'''
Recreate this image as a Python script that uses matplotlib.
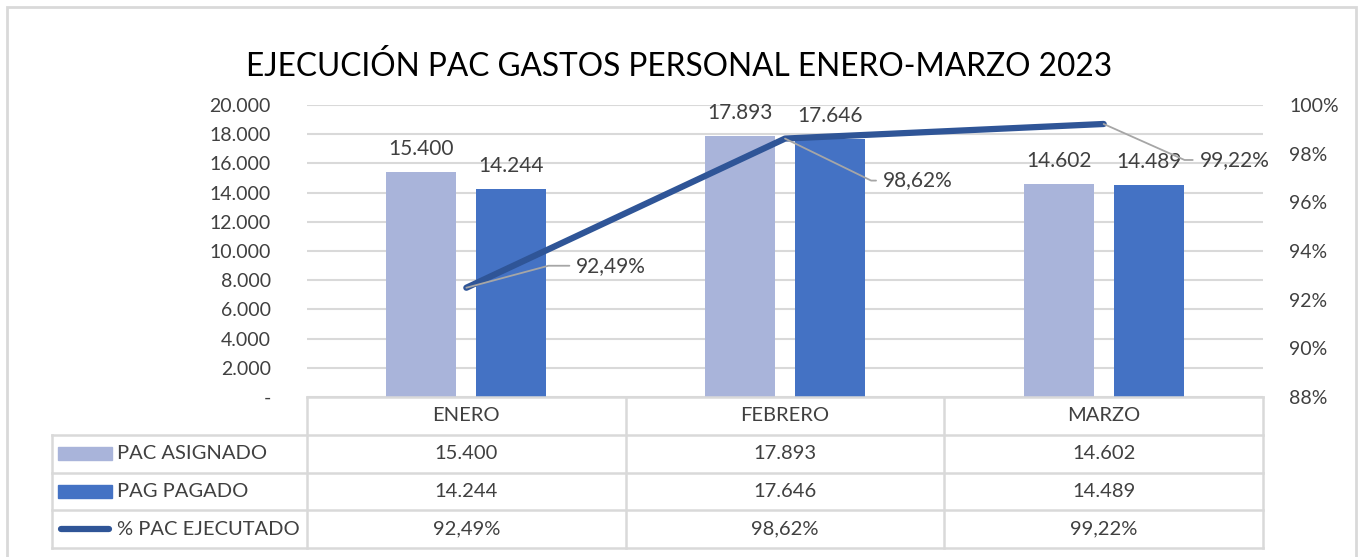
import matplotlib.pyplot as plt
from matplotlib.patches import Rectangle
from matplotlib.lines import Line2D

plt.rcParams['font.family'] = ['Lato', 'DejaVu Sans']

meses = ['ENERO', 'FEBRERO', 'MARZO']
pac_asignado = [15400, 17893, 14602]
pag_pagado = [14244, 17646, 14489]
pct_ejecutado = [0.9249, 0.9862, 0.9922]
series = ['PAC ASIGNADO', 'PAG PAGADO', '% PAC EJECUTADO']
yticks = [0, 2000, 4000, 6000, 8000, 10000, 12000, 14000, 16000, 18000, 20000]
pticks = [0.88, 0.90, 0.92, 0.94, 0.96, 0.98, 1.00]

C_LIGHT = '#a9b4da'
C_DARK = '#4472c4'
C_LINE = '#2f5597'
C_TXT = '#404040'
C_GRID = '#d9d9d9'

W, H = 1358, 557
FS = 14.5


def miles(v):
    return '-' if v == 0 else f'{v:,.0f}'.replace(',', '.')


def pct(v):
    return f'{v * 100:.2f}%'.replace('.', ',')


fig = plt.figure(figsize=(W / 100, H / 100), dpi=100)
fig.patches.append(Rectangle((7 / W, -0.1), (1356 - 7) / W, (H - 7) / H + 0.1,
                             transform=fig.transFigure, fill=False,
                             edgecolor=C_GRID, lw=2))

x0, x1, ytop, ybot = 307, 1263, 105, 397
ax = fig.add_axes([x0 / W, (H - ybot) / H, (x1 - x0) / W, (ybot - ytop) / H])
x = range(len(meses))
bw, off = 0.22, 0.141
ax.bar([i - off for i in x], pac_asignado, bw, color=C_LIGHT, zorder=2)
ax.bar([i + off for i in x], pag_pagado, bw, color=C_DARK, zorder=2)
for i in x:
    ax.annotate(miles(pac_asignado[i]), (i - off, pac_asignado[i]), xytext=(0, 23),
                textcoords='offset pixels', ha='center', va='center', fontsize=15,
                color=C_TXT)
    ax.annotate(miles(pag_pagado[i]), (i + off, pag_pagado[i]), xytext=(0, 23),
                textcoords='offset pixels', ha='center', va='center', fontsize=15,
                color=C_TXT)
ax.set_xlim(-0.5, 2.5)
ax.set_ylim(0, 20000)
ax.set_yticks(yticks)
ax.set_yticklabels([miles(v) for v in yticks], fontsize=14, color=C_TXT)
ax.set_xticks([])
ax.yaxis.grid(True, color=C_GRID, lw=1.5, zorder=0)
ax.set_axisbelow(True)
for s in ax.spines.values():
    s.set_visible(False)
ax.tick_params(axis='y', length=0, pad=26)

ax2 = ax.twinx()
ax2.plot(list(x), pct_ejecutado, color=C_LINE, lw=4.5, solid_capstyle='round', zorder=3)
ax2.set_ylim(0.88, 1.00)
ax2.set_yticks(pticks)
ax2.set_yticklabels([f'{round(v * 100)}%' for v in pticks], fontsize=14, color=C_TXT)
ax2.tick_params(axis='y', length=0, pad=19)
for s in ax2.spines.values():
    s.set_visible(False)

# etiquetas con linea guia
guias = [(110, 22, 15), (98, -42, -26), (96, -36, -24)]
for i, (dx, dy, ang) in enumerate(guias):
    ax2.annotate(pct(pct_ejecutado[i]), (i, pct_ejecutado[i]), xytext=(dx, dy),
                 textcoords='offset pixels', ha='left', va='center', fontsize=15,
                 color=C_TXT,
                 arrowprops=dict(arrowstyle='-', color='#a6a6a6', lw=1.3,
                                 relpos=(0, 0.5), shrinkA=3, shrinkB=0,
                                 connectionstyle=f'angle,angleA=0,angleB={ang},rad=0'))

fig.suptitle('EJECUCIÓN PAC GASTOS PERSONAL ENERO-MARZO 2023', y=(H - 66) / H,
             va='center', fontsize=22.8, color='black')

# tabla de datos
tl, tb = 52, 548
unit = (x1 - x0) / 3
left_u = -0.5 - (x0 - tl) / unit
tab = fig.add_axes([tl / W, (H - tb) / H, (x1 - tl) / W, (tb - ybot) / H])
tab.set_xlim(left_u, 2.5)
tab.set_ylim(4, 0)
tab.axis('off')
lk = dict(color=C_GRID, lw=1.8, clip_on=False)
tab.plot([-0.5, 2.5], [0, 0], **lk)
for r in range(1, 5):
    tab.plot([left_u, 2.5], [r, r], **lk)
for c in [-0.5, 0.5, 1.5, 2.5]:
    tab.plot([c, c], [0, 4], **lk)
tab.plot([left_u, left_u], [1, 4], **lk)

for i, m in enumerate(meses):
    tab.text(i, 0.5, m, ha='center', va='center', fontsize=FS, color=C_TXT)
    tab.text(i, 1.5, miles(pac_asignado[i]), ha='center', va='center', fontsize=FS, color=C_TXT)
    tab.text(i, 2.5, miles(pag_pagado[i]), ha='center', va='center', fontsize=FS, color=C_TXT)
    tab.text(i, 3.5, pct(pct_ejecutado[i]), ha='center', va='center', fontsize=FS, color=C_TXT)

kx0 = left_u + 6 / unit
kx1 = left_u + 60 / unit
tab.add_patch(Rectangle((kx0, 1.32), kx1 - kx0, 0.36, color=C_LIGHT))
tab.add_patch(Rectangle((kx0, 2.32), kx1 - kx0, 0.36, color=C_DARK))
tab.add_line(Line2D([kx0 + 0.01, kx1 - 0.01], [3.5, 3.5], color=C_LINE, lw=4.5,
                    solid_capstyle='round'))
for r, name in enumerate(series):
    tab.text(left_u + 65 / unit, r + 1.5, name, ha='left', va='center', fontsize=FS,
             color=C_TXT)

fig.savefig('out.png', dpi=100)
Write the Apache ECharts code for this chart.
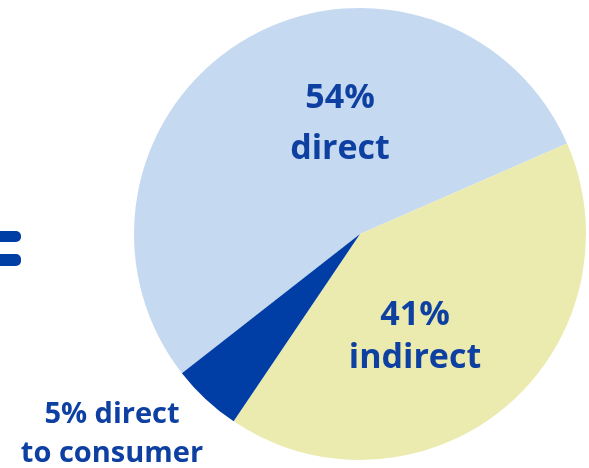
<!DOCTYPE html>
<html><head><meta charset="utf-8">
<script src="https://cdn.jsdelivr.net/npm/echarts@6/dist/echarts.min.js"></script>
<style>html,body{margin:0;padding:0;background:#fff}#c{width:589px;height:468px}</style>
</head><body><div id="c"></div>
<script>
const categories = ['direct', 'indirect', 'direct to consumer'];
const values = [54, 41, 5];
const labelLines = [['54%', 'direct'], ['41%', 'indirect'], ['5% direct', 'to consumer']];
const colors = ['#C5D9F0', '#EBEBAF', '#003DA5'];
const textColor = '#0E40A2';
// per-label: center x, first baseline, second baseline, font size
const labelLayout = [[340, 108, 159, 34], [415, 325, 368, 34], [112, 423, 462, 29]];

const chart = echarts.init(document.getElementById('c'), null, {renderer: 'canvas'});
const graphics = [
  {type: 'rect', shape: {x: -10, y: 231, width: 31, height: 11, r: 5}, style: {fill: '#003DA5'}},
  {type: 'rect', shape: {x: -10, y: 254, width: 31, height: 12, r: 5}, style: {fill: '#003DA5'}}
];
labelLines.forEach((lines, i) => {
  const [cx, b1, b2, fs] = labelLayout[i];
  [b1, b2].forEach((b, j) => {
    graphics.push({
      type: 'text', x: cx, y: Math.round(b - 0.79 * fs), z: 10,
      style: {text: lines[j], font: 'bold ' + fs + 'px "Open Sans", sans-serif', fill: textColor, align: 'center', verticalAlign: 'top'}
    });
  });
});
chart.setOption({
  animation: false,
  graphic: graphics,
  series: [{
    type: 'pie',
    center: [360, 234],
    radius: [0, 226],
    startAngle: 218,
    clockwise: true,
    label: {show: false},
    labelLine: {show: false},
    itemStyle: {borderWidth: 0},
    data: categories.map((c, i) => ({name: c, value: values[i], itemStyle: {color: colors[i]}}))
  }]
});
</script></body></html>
'''
> _What to do_: Copy exactly the lines from the first line of the records above through the line with "plt.rcParams['font.family'] = ['Lato', 'DejaVu", both included, and nothing else. Pictures stay out.

> _Correct result_:
Recreate this image as a Python script that uses matplotlib.
import matplotlib.pyplot as plt
from matplotlib.patches import Rectangle
from matplotlib.lines import Line2D

plt.rcParams['font.family'] = ['Lato', 'DejaVu Sans']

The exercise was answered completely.